* [GOAL OF THE EXERCISE] In the records below, find each line containing the word "this" and copy it.

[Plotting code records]
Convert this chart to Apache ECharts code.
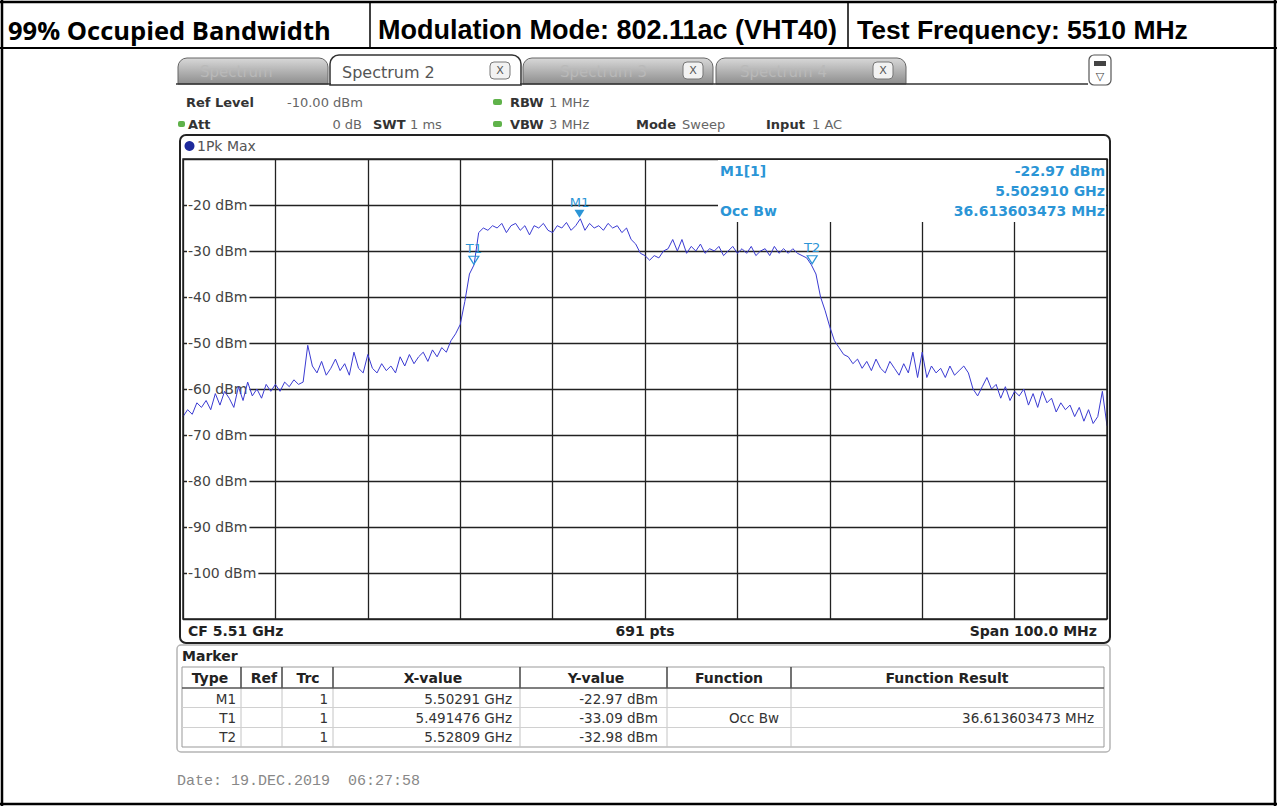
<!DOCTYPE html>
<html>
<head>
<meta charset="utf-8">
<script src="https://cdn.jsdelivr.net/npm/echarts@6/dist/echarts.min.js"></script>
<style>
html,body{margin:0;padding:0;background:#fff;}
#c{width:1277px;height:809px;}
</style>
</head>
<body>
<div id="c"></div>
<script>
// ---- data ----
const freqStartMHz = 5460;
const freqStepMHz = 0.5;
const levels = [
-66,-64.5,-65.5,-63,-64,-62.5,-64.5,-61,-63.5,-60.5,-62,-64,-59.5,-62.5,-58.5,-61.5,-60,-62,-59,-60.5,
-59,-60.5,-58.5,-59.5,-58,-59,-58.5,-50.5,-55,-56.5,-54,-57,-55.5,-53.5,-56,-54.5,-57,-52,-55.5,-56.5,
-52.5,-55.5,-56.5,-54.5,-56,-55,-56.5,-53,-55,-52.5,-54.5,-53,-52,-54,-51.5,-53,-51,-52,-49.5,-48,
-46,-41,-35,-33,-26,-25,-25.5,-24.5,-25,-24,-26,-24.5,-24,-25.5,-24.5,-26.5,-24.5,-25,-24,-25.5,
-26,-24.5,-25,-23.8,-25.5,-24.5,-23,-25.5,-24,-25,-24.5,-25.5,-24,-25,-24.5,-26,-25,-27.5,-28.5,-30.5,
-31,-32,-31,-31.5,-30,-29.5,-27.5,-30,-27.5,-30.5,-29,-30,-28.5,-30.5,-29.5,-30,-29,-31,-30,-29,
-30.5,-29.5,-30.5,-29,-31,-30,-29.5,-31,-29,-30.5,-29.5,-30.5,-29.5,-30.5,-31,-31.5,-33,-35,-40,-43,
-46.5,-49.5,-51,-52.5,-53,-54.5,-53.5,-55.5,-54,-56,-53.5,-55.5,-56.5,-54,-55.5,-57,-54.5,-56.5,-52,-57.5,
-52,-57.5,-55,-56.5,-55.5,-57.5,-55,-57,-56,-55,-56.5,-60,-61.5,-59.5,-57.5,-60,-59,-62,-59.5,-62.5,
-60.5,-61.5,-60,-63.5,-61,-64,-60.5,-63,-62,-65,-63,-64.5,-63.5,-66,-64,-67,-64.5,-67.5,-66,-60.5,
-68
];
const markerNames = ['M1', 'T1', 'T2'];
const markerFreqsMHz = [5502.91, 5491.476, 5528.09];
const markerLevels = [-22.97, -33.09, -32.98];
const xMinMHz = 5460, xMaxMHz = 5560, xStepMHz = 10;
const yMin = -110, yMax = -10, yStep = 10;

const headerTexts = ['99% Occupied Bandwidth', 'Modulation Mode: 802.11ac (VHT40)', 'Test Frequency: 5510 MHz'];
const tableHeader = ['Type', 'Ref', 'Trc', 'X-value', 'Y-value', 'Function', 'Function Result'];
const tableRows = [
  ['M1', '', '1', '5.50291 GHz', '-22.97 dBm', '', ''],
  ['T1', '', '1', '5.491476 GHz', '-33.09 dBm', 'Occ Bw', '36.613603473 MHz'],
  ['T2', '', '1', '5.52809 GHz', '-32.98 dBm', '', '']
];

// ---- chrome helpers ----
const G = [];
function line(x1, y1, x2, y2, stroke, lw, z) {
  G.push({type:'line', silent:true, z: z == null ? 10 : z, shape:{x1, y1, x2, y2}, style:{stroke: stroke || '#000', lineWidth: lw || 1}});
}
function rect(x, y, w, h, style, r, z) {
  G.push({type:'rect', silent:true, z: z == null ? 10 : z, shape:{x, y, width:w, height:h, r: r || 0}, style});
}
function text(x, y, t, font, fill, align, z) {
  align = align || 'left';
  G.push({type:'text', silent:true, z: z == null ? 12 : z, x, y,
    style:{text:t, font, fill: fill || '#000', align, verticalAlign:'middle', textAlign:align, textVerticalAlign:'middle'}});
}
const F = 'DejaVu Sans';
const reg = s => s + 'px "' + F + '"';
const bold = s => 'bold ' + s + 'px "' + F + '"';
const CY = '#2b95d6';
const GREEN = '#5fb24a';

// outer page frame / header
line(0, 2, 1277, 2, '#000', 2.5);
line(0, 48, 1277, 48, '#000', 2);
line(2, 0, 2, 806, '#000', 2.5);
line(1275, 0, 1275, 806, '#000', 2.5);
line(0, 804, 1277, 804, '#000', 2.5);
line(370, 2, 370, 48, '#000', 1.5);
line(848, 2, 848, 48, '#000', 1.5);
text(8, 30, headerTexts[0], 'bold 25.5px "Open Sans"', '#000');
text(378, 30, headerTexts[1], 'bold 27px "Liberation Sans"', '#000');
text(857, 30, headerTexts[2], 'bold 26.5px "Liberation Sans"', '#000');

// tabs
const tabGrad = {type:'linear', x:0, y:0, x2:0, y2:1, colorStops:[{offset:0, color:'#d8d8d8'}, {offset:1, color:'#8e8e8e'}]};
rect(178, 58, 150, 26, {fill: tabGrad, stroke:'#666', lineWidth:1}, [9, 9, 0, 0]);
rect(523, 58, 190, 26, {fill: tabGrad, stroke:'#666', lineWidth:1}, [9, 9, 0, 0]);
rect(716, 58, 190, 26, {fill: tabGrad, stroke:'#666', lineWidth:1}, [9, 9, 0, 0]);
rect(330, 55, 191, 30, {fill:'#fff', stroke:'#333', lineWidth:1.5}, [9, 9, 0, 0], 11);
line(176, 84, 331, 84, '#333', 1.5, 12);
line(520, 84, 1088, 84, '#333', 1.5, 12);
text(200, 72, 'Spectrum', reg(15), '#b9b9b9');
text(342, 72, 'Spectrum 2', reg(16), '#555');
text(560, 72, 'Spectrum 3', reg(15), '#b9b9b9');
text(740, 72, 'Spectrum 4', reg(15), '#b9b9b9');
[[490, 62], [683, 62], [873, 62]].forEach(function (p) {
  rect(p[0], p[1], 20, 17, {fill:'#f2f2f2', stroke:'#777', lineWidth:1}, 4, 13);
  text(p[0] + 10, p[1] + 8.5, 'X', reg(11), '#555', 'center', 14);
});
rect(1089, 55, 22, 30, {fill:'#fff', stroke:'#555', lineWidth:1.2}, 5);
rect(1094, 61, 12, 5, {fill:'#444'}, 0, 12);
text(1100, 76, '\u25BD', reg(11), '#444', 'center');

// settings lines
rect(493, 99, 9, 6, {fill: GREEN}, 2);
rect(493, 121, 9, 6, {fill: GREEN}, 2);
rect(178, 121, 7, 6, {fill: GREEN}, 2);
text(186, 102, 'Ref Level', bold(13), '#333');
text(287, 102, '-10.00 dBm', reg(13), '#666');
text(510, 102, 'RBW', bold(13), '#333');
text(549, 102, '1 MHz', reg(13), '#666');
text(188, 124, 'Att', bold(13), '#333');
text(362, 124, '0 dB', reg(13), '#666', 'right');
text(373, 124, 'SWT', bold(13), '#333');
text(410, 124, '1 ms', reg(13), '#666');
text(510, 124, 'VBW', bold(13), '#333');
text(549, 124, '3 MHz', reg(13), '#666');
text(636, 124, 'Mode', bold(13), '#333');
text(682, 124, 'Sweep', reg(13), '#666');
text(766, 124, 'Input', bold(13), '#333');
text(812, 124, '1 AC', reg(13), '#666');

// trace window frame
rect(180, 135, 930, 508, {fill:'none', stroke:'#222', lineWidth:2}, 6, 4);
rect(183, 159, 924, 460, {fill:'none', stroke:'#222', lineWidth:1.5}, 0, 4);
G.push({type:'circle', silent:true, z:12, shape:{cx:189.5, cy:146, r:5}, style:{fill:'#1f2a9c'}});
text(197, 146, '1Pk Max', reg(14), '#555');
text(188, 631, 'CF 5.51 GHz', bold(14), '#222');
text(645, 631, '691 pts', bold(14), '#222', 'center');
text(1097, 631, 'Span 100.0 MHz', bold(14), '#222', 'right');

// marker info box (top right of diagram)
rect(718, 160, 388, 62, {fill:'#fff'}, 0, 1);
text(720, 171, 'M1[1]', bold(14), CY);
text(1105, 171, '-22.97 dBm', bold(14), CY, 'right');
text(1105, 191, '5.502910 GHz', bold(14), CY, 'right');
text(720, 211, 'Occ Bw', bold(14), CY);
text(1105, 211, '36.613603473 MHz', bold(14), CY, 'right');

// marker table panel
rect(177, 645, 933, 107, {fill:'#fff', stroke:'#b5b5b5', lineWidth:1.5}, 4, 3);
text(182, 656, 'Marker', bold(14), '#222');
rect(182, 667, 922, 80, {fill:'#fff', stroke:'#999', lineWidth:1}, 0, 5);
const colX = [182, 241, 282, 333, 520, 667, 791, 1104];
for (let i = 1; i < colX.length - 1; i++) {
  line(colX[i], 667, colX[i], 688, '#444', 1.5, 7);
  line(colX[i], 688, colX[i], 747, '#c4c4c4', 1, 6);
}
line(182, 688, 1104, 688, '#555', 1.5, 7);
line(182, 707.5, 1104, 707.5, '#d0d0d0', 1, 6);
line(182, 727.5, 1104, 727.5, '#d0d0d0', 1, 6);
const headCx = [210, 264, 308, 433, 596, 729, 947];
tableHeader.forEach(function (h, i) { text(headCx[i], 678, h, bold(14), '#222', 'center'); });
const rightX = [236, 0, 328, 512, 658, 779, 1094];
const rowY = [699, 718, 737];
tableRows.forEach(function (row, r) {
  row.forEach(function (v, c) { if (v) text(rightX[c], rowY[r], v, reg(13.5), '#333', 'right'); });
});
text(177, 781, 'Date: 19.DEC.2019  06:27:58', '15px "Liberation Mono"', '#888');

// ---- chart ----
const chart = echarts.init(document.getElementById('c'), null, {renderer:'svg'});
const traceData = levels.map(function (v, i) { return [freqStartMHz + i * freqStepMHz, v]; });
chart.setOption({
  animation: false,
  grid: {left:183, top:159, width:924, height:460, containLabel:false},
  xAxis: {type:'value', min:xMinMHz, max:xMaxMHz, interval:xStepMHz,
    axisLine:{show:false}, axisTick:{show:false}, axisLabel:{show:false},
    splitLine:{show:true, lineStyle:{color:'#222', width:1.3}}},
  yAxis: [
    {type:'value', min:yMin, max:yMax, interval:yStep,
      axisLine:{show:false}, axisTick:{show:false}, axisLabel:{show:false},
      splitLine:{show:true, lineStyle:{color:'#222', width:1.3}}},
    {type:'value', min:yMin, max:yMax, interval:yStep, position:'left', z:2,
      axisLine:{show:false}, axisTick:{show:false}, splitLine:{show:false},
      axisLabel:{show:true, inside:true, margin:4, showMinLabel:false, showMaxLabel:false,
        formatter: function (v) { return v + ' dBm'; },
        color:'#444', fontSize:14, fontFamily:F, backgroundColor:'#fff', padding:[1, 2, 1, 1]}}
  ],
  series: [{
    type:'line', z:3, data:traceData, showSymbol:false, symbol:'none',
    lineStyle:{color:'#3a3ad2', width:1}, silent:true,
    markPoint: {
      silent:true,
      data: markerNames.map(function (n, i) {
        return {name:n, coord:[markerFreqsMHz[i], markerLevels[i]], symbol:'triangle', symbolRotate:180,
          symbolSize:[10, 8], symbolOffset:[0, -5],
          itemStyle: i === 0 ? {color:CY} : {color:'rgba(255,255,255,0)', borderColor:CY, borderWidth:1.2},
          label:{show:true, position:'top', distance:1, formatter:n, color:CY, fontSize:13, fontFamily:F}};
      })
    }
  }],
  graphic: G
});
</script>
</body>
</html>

...

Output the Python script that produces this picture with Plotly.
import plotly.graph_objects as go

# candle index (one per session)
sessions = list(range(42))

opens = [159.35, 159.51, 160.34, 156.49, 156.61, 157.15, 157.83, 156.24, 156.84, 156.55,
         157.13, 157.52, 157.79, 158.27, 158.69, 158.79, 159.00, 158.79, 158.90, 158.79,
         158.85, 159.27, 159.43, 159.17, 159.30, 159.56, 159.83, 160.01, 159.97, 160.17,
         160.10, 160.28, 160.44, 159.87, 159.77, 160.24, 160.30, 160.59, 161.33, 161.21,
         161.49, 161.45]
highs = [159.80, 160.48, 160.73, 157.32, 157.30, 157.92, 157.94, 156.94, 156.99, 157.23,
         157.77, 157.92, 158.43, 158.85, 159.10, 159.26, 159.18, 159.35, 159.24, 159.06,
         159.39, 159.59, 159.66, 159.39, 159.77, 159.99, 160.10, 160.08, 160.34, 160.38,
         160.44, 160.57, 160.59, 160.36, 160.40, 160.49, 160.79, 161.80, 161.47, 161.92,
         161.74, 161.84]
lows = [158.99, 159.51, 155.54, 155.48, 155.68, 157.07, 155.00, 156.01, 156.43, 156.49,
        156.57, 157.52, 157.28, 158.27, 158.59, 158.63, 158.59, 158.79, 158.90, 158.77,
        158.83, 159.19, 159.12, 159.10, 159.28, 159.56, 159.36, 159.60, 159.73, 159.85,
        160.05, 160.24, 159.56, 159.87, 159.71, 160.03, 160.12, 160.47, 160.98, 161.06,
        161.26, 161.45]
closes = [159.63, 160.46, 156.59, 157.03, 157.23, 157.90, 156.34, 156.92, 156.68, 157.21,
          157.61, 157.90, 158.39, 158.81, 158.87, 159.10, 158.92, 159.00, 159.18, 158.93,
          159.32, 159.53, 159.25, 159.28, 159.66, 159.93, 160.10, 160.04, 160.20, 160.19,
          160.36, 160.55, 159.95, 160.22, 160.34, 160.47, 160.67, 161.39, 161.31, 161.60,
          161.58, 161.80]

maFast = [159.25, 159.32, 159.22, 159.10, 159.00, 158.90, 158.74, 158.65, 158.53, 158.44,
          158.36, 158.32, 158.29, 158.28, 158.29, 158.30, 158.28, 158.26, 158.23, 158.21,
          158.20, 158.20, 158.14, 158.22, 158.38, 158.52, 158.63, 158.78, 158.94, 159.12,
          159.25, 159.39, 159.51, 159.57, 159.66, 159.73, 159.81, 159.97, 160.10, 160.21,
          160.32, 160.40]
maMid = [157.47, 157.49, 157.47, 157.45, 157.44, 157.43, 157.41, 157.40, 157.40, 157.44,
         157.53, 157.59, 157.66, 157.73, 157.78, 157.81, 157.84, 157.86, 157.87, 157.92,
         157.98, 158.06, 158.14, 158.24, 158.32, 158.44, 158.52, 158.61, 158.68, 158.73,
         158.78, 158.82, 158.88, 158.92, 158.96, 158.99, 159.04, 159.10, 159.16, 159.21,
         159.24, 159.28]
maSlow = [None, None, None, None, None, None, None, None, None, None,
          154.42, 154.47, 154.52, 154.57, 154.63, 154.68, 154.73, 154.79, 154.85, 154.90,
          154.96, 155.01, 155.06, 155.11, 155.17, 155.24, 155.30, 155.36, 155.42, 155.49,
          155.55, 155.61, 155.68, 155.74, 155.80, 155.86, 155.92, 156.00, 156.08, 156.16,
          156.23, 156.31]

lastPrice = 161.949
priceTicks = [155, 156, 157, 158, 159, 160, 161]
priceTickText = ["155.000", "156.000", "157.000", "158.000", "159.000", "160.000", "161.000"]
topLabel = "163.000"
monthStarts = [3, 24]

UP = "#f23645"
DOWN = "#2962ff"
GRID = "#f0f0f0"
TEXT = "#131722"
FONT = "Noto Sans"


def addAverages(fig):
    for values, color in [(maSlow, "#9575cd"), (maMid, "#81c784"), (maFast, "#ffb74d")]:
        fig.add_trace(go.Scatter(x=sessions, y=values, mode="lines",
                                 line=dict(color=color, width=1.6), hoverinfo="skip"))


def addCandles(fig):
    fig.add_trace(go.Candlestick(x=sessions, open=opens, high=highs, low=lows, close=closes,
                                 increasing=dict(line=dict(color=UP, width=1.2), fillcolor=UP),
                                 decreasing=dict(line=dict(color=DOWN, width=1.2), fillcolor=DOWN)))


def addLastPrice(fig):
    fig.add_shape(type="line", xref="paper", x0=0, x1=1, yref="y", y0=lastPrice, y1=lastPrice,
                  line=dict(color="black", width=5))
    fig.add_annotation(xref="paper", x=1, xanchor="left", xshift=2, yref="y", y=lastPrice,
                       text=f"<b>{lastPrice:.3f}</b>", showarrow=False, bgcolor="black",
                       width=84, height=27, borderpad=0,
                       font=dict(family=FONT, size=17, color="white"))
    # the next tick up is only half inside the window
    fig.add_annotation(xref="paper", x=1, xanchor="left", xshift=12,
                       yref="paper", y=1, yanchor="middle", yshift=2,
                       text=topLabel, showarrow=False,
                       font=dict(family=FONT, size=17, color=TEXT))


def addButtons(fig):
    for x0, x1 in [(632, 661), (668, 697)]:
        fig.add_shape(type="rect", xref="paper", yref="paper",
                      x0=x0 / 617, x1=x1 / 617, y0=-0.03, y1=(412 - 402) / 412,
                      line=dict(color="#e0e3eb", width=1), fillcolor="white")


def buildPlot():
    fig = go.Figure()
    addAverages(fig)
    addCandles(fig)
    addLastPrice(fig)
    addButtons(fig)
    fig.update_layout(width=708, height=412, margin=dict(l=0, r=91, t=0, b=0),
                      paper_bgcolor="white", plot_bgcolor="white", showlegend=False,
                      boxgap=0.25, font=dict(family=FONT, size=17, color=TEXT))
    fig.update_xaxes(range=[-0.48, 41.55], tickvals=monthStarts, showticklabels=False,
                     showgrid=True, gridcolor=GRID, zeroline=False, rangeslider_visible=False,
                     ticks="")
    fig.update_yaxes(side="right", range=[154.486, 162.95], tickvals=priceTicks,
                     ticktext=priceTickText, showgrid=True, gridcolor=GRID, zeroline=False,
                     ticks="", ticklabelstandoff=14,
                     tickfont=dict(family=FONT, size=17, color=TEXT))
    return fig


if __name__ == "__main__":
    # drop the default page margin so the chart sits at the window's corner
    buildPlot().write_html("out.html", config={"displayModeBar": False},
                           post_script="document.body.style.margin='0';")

* [WORKED SOLUTION]
Convert this chart to Apache ECharts code.
Output the Python script that produces this picture with Plotly.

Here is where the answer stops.